RECORD LIST —
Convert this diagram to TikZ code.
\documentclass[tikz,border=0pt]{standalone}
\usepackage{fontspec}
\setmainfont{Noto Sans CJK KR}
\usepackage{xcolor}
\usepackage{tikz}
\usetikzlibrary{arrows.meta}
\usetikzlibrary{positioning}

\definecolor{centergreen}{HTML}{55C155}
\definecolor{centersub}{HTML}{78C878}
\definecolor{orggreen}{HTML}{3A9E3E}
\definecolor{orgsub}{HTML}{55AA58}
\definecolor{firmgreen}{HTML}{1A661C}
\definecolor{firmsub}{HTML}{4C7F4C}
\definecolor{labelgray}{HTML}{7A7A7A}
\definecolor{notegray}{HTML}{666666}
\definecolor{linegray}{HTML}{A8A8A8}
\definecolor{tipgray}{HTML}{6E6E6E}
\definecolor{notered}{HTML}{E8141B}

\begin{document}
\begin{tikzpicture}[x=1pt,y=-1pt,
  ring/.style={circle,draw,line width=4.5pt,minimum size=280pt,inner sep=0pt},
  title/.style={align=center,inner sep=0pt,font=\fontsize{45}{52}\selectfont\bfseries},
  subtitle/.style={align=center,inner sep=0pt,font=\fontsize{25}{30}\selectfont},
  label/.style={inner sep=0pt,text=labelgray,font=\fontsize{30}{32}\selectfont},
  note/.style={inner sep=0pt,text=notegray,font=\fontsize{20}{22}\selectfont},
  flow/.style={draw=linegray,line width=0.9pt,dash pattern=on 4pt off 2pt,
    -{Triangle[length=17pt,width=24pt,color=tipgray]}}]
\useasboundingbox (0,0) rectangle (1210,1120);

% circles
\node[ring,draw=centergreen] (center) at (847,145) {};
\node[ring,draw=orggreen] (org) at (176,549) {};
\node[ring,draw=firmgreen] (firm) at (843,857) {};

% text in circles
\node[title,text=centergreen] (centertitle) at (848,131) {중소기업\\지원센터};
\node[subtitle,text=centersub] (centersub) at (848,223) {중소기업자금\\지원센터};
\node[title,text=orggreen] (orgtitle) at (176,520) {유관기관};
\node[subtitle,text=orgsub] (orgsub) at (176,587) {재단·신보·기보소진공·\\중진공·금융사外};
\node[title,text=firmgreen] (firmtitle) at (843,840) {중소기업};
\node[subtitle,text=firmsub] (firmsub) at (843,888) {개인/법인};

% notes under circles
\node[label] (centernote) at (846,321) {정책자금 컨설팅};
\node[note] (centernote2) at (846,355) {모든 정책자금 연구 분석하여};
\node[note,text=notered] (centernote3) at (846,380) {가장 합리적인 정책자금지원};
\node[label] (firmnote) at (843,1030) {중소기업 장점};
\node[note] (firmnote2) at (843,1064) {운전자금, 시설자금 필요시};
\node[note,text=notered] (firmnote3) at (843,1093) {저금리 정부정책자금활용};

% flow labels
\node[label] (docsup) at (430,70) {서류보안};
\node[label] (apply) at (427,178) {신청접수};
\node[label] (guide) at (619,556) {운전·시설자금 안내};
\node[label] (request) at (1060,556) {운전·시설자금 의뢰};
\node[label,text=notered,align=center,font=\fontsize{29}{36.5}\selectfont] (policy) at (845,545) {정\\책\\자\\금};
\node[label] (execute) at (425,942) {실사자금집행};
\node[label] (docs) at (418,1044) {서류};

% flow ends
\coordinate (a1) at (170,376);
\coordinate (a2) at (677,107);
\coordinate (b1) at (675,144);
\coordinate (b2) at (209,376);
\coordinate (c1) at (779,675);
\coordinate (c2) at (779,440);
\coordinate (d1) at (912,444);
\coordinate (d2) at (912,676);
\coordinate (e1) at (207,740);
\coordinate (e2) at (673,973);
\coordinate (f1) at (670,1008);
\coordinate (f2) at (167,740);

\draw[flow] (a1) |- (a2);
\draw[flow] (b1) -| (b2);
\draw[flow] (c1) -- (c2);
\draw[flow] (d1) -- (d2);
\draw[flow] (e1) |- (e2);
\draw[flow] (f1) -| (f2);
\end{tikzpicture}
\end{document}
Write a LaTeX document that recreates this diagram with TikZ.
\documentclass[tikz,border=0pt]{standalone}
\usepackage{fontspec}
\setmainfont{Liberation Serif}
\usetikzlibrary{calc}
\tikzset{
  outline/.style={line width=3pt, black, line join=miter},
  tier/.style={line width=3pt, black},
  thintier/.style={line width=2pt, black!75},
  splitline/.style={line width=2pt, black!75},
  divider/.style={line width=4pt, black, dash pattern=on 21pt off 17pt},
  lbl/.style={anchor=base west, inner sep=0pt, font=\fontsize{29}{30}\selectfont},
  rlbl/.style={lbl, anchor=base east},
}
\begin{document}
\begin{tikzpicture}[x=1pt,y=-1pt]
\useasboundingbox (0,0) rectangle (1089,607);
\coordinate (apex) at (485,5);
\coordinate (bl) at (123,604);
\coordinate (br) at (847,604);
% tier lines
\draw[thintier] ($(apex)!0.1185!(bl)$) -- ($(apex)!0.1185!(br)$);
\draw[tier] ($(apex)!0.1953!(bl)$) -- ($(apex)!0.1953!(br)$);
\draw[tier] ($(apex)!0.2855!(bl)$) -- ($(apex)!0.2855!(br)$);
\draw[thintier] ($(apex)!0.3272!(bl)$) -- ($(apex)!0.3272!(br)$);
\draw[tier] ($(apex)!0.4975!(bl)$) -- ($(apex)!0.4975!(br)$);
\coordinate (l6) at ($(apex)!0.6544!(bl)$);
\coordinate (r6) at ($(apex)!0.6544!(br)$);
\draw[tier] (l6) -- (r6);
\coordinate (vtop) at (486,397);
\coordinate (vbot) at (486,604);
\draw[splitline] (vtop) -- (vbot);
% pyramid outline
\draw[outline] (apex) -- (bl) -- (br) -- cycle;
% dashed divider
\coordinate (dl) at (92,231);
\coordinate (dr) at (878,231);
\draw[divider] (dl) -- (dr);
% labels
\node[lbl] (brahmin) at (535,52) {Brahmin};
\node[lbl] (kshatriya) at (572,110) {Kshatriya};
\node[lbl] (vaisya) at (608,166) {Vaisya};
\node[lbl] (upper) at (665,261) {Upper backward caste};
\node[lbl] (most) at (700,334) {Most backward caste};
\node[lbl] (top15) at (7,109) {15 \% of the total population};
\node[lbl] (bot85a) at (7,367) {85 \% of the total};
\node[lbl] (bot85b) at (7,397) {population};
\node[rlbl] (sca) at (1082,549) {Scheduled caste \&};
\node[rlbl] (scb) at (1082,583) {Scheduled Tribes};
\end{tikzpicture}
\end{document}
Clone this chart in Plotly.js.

EXERCISE TASK — Transcribe every entry verbatim.

WRITTEN REPLY —
Convert this diagram to TikZ code.
\documentclass[tikz,border=0pt]{standalone}
\usepackage{fontspec}
\setmainfont{Noto Sans CJK KR}
\usepackage{xcolor}
\usepackage{tikz}
\usetikzlibrary{arrows.meta}
\usetikzlibrary{positioning}

\definecolor{centergreen}{HTML}{55C155}
\definecolor{centersub}{HTML}{78C878}
\definecolor{orggreen}{HTML}{3A9E3E}
\definecolor{orgsub}{HTML}{55AA58}
\definecolor{firmgreen}{HTML}{1A661C}
\definecolor{firmsub}{HTML}{4C7F4C}
\definecolor{labelgray}{HTML}{7A7A7A}
\definecolor{notegray}{HTML}{666666}
\definecolor{linegray}{HTML}{A8A8A8}
\definecolor{tipgray}{HTML}{6E6E6E}
\definecolor{notered}{HTML}{E8141B}

\begin{document}
\begin{tikzpicture}[x=1pt,y=-1pt,
  ring/.style={circle,draw,line width=4.5pt,minimum size=280pt,inner sep=0pt},
  title/.style={align=center,inner sep=0pt,font=\fontsize{45}{52}\selectfont\bfseries},
  subtitle/.style={align=center,inner sep=0pt,font=\fontsize{25}{30}\selectfont},
  label/.style={inner sep=0pt,text=labelgray,font=\fontsize{30}{32}\selectfont},
  note/.style={inner sep=0pt,text=notegray,font=\fontsize{20}{22}\selectfont},
  flow/.style={draw=linegray,line width=0.9pt,dash pattern=on 4pt off 2pt,
    -{Triangle[length=17pt,width=24pt,color=tipgray]}}]
\useasboundingbox (0,0) rectangle (1210,1120);

% circles
\node[ring,draw=centergreen] (center) at (847,145) {};
\node[ring,draw=orggreen] (org) at (176,549) {};
\node[ring,draw=firmgreen] (firm) at (843,857) {};

% text in circles
\node[title,text=centergreen] (centertitle) at (848,131) {중소기업\\지원센터};
\node[subtitle,text=centersub] (centersub) at (848,223) {중소기업자금\\지원센터};
\node[title,text=orggreen] (orgtitle) at (176,520) {유관기관};
\node[subtitle,text=orgsub] (orgsub) at (176,587) {재단·신보·기보소진공·\\중진공·금융사外};
\node[title,text=firmgreen] (firmtitle) at (843,840) {중소기업};
\node[subtitle,text=firmsub] (firmsub) at (843,888) {개인/법인};

% notes under circles
\node[label] (centernote) at (846,321) {정책자금 컨설팅};
\node[note] (centernote2) at (846,355) {모든 정책자금 연구 분석하여};
\node[note,text=notered] (centernote3) at (846,380) {가장 합리적인 정책자금지원};
\node[label] (firmnote) at (843,1030) {중소기업 장점};
\node[note] (firmnote2) at (843,1064) {운전자금, 시설자금 필요시};
\node[note,text=notered] (firmnote3) at (843,1093) {저금리 정부정책자금활용};

% flow labels
\node[label] (docsup) at (430,70) {서류보안};
\node[label] (apply) at (427,178) {신청접수};
\node[label] (guide) at (619,556) {운전·시설자금 안내};
\node[label] (request) at (1060,556) {운전·시설자금 의뢰};
\node[label,text=notered,align=center,font=\fontsize{29}{36.5}\selectfont] (policy) at (845,545) {정\\책\\자\\금};
\node[label] (execute) at (425,942) {실사자금집행};
\node[label] (docs) at (418,1044) {서류};

% flow ends
\coordinate (a1) at (170,376);
\coordinate (a2) at (677,107);
\coordinate (b1) at (675,144);
\coordinate (b2) at (209,376);
\coordinate (c1) at (779,675);
\coordinate (c2) at (779,440);
\coordinate (d1) at (912,444);
\coordinate (d2) at (912,676);
\coordinate (e1) at (207,740);
\coordinate (e2) at (673,973);
\coordinate (f1) at (670,1008);
\coordinate (f2) at (167,740);

\draw[flow] (a1) |- (a2);
\draw[flow] (b1) -| (b2);
\draw[flow] (c1) -- (c2);
\draw[flow] (d1) -- (d2);
\draw[flow] (e1) |- (e2);
\draw[flow] (f1) -| (f2);
\end{tikzpicture}
\end{document}
Write a LaTeX document that recreates this diagram with TikZ.
\documentclass[tikz,border=0pt]{standalone}
\usepackage{fontspec}
\setmainfont{Liberation Serif}
\usetikzlibrary{calc}
\tikzset{
  outline/.style={line width=3pt, black, line join=miter},
  tier/.style={line width=3pt, black},
  thintier/.style={line width=2pt, black!75},
  splitline/.style={line width=2pt, black!75},
  divider/.style={line width=4pt, black, dash pattern=on 21pt off 17pt},
  lbl/.style={anchor=base west, inner sep=0pt, font=\fontsize{29}{30}\selectfont},
  rlbl/.style={lbl, anchor=base east},
}
\begin{document}
\begin{tikzpicture}[x=1pt,y=-1pt]
\useasboundingbox (0,0) rectangle (1089,607);
\coordinate (apex) at (485,5);
\coordinate (bl) at (123,604);
\coordinate (br) at (847,604);
% tier lines
\draw[thintier] ($(apex)!0.1185!(bl)$) -- ($(apex)!0.1185!(br)$);
\draw[tier] ($(apex)!0.1953!(bl)$) -- ($(apex)!0.1953!(br)$);
\draw[tier] ($(apex)!0.2855!(bl)$) -- ($(apex)!0.2855!(br)$);
\draw[thintier] ($(apex)!0.3272!(bl)$) -- ($(apex)!0.3272!(br)$);
\draw[tier] ($(apex)!0.4975!(bl)$) -- ($(apex)!0.4975!(br)$);
\coordinate (l6) at ($(apex)!0.6544!(bl)$);
\coordinate (r6) at ($(apex)!0.6544!(br)$);
\draw[tier] (l6) -- (r6);
\coordinate (vtop) at (486,397);
\coordinate (vbot) at (486,604);
\draw[splitline] (vtop) -- (vbot);
% pyramid outline
\draw[outline] (apex) -- (bl) -- (br) -- cycle;
% dashed divider
\coordinate (dl) at (92,231);
\coordinate (dr) at (878,231);
\draw[divider] (dl) -- (dr);
% labels
\node[lbl] (brahmin) at (535,52) {Brahmin};
\node[lbl] (kshatriya) at (572,110) {Kshatriya};
\node[lbl] (vaisya) at (608,166) {Vaisya};
\node[lbl] (upper) at (665,261) {Upper backward caste};
\node[lbl] (most) at (700,334) {Most backward caste};
\node[lbl] (top15) at (7,109) {15 \% of the total population};
\node[lbl] (bot85a) at (7,367) {85 \% of the total};
\node[lbl] (bot85b) at (7,397) {population};
\node[rlbl] (sca) at (1082,549) {Scheduled caste \&};
\node[rlbl] (scb) at (1082,583) {Scheduled Tribes};
\end{tikzpicture}
\end{document}
Clone this chart in Plotly.js.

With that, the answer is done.